Because technology is still a force for exponential growth and positive change, we must make the distinction between tools that make us more efficient, such as workforce analytics, and those that distract us from focusing and reaching our goals. When Eyal spoke to productivity podcaster Erik Fisher, the two talked about the impracticality of swearing off technology altogether. Listen here if you’re interested in taking on Eyal’s simple, research-backed model for learning to make good on the promises you make to yourself and others.
Related: 7 Proven Strategies for Overcoming Distractions
Demystifying time management
What happens when the quest for peak productivity goes too far? This is one of the questions that “recovering productivity addict” Oliver Burkemann seeks to answer in his book Four Thousand Weeks: Time Management for Mortals (the title comes from the average amount of time a human has on Earth). Berkemann acknowledges that time management is one of the most important skills we possess, yet a lot of advice on this discipline is too prescriptive and task-based.
Even when we succeed in blasting through a given week’s to-do list, adopting the wrong mindset can leave us feeling exhausted and stressed, which can lead to burnout. Burkeman prefers an approach that can be seen as counter-narrative to the self-help industry. In lieu of tips and tricks, Four Thousand Weeks focuses on raising our awareness of sneaky time traps and unintentional procrastination. He believes we can stop worrying about attaining perfect self-discipline and instead learn to manage our inherent flaws in a way that brings us joy and peace. Tune into this podcast with workplace creativity writer Jocelyn K. Glei to hear Burkeman expound on his time-management philosophy and explain why perfectionism will always leave us unsatisfied.
Building better habits
It’s tragically easy to get locked in a cycle of bad habits and a “one day I’ll change” mentality. Oftentimes we get stuck in a rut not for lack of trying to get out, but because we don’t have the right system or insights to change.
In Atomic Habits: An Easy & Proven Way to Build Good Habits & Break Bad Ones, entrepreneur James Clear asserts that if you want to transform into the person you truly want to be, the key is to build a steady, reliable system of small daily actions. He underscores that many people set unrealistic goals instead of closely examining their current trajectory and identifying areas for improvement.

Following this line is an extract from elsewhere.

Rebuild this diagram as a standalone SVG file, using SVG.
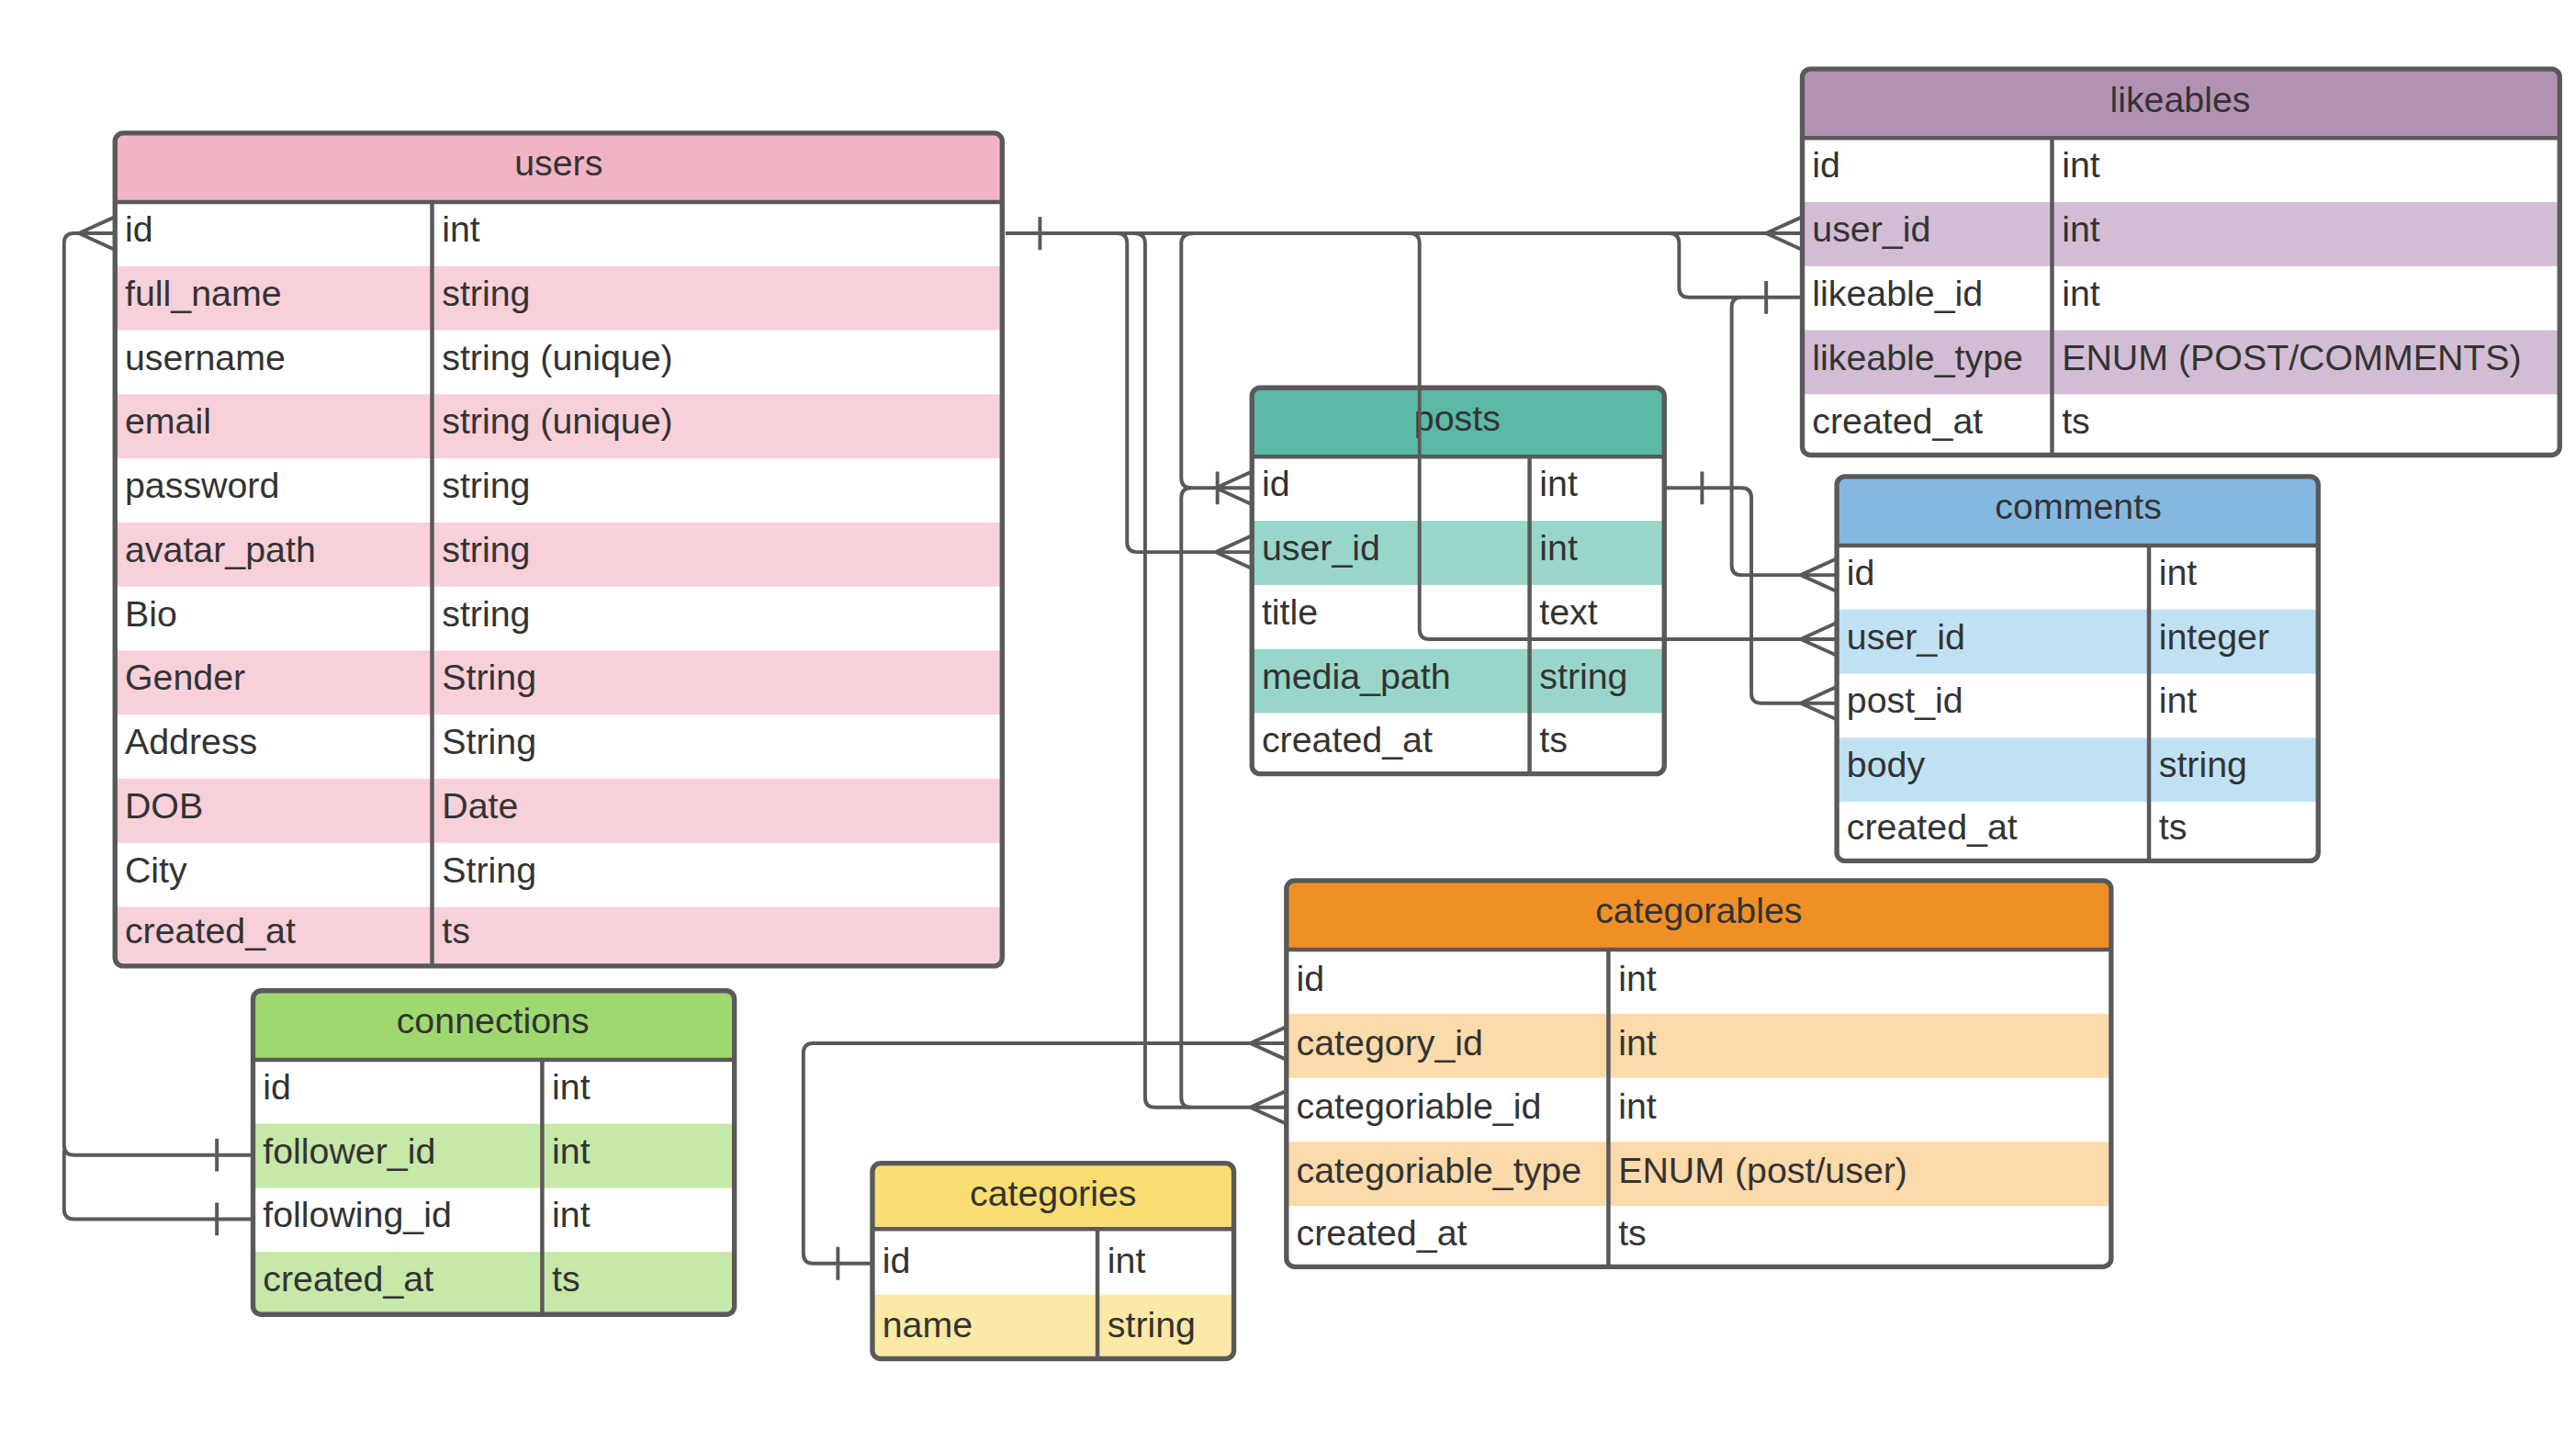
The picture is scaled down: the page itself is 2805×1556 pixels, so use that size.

In a recent podcast, James Clear and career coach Ken Coleman discuss the tendency to beat ourselves up for bad habits. They also explore why working to change our environment is far more productive than self-pity and slogging through harmful circumstances. Check out this captivating podcast for straightforward strategies on how to build better habits.
Related: 5 Steps To Adopt New Habits and Keep Them Forever
Become your best self in 2022
As we enter the new year, it’s the perfect time to reflect on what will make us more personally and professionally fulfilled in 2022. From achieving flow and traction to accepting our flaws and rethinking our approach to positive transformation, there are many concepts, tools and frameworks that can help us work wiser and take control of our lives.
As ever, the key is self-awareness, and workforce-analytics tools that measure ongoing actions can be correlated to outcomes for a continuous cycle of improvement. I hope these books and podcasts give you a deeper understanding of productivity and healthy habits so that you and your teams can bring your best selves to work every day this year.